Supplied information:
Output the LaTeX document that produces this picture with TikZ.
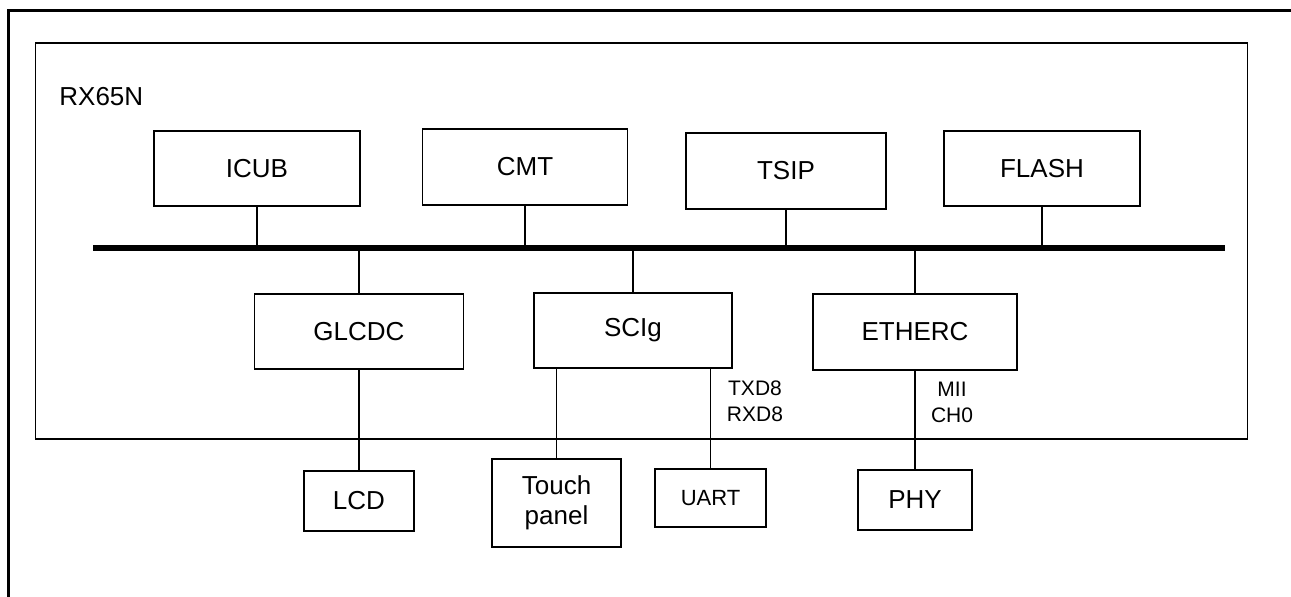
\documentclass[tikz,border=0pt]{standalone}
\usepackage{fontspec}
\setmainfont{Liberation Sans}
\usetikzlibrary{positioning}

\begin{document}
\begin{tikzpicture}[x=0.5pt,y=-0.5pt,
        box/.style={draw,line width=0.9pt,inner sep=0pt,align=center,
                    font=\fontsize{13}{15}\selectfont},
        note/.style={inner sep=0pt,align=center,
                    font=\fontsize{10.5}{13}\selectfont},
        wire/.style={line width=0.85pt},
        bus/.style={line width=2.6pt}]
    \useasboundingbox (0,0) rectangle (1291,597);
    % frame and chip outline
    \draw[line width=1.5pt] (8.5,597) -- (8.5,10.5) -- (1291,10.5);
    \node[draw,line width=0.9pt,inner sep=0pt,
          minimum width=606pt,minimum height=198pt] (chip) at (641.5,241) {};
    \node[font=\fontsize{13}{15}\selectfont,anchor=base west,inner sep=0pt]
        (name) at (59,106) {RX65N};

    % peripherals on the bus
    \node[box,minimum width=103pt,minimum height=37.5pt] (icub) at (257,168.5) {ICUB};
    \node[box,minimum width=102.5pt,minimum height=38pt] (cmt) at (525,167) {CMT};
    \node[box,minimum width=100pt,minimum height=38pt] (tsip) at (786,171) {TSIP};
    \node[box,minimum width=98pt,minimum height=37.5pt] (flash) at (1042,168.5) {FLASH};
    \node[box,minimum width=104.5pt,minimum height=37.5pt] (glcdc) at (359,331.5) {GLCDC};
    \node[box,minimum width=99pt,minimum height=37.5pt] (scig) at (633,330.5) {SCIg};
    \node[box,minimum width=102pt,minimum height=38pt] (etherc) at (915,332) {ETHERC};

    % external parts
    \node[box,minimum width=55pt,minimum height=30pt,below=50pt of glcdc] (lcd) {LCD};
    \node[box,minimum width=64.5pt,minimum height=44pt] (touch) at (556.5,503) {Touch\\panel};
    \node[box,font=\fontsize{11}{13}\selectfont,
          minimum width=55.5pt,minimum height=29pt] (uart) at (710.5,498) {UART};
    \node[box,minimum width=57pt,minimum height=30pt,below=49pt of etherc] (phy) {PHY};

    \node[note] (sci) at (755,401) {TXD8\\RXD8};
    \node[note] (mii) at (952,402) {MII\\CH0};

    % bus
    \coordinate (busw) at (93,248);
    \coordinate (buse) at (1225,248);
    \draw[bus] (busw) -- (buse);
    \foreach \n in {icub,cmt,tsip,flash}
        \draw[wire] (\n.south) -- (\n.south |- busw);
    \foreach \n in {glcdc,scig,etherc}
        \draw[wire] (\n.north |- busw) -- (\n.north);
    \draw[wire] (glcdc) -- (lcd);
    \draw[wire] (etherc) -- (phy);
    \draw[wire] (touch.north) -- (touch.north |- scig.south);
    \draw[wire] (uart.north) -- (uart.north |- scig.south);
\end{tikzpicture}
\end{document}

Work required: Copy out all the data without changing anything, and drop the pictures.

Written answer:
Output the LaTeX document that produces this picture with TikZ.
\documentclass[tikz,border=0pt]{standalone}
\usepackage{fontspec}
\setmainfont{Liberation Sans}
\usetikzlibrary{positioning}

\begin{document}
\begin{tikzpicture}[x=0.5pt,y=-0.5pt,
        box/.style={draw,line width=0.9pt,inner sep=0pt,align=center,
                    font=\fontsize{13}{15}\selectfont},
        note/.style={inner sep=0pt,align=center,
                    font=\fontsize{10.5}{13}\selectfont},
        wire/.style={line width=0.85pt},
        bus/.style={line width=2.6pt}]
    \useasboundingbox (0,0) rectangle (1291,597);
    % frame and chip outline
    \draw[line width=1.5pt] (8.5,597) -- (8.5,10.5) -- (1291,10.5);
    \node[draw,line width=0.9pt,inner sep=0pt,
          minimum width=606pt,minimum height=198pt] (chip) at (641.5,241) {};
    \node[font=\fontsize{13}{15}\selectfont,anchor=base west,inner sep=0pt]
        (name) at (59,106) {RX65N};

    % peripherals on the bus
    \node[box,minimum width=103pt,minimum height=37.5pt] (icub) at (257,168.5) {ICUB};
    \node[box,minimum width=102.5pt,minimum height=38pt] (cmt) at (525,167) {CMT};
    \node[box,minimum width=100pt,minimum height=38pt] (tsip) at (786,171) {TSIP};
    \node[box,minimum width=98pt,minimum height=37.5pt] (flash) at (1042,168.5) {FLASH};
    \node[box,minimum width=104.5pt,minimum height=37.5pt] (glcdc) at (359,331.5) {GLCDC};
    \node[box,minimum width=99pt,minimum height=37.5pt] (scig) at (633,330.5) {SCIg};
    \node[box,minimum width=102pt,minimum height=38pt] (etherc) at (915,332) {ETHERC};

    % external parts
    \node[box,minimum width=55pt,minimum height=30pt,below=50pt of glcdc] (lcd) {LCD};
    \node[box,minimum width=64.5pt,minimum height=44pt] (touch) at (556.5,503) {Touch\\panel};
    \node[box,font=\fontsize{11}{13}\selectfont,
          minimum width=55.5pt,minimum height=29pt] (uart) at (710.5,498) {UART};
    \node[box,minimum width=57pt,minimum height=30pt,below=49pt of etherc] (phy) {PHY};

    \node[note] (sci) at (755,401) {TXD8\\RXD8};
    \node[note] (mii) at (952,402) {MII\\CH0};

    % bus
    \coordinate (busw) at (93,248);
    \coordinate (buse) at (1225,248);
    \draw[bus] (busw) -- (buse);
    \foreach \n in {icub,cmt,tsip,flash}
        \draw[wire] (\n.south) -- (\n.south |- busw);
    \foreach \n in {glcdc,scig,etherc}
        \draw[wire] (\n.north |- busw) -- (\n.north);
    \draw[wire] (glcdc) -- (lcd);
    \draw[wire] (etherc) -- (phy);
    \draw[wire] (touch.north) -- (touch.north |- scig.south);
    \draw[wire] (uart.north) -- (uart.north |- scig.south);
\end{tikzpicture}
\end{document}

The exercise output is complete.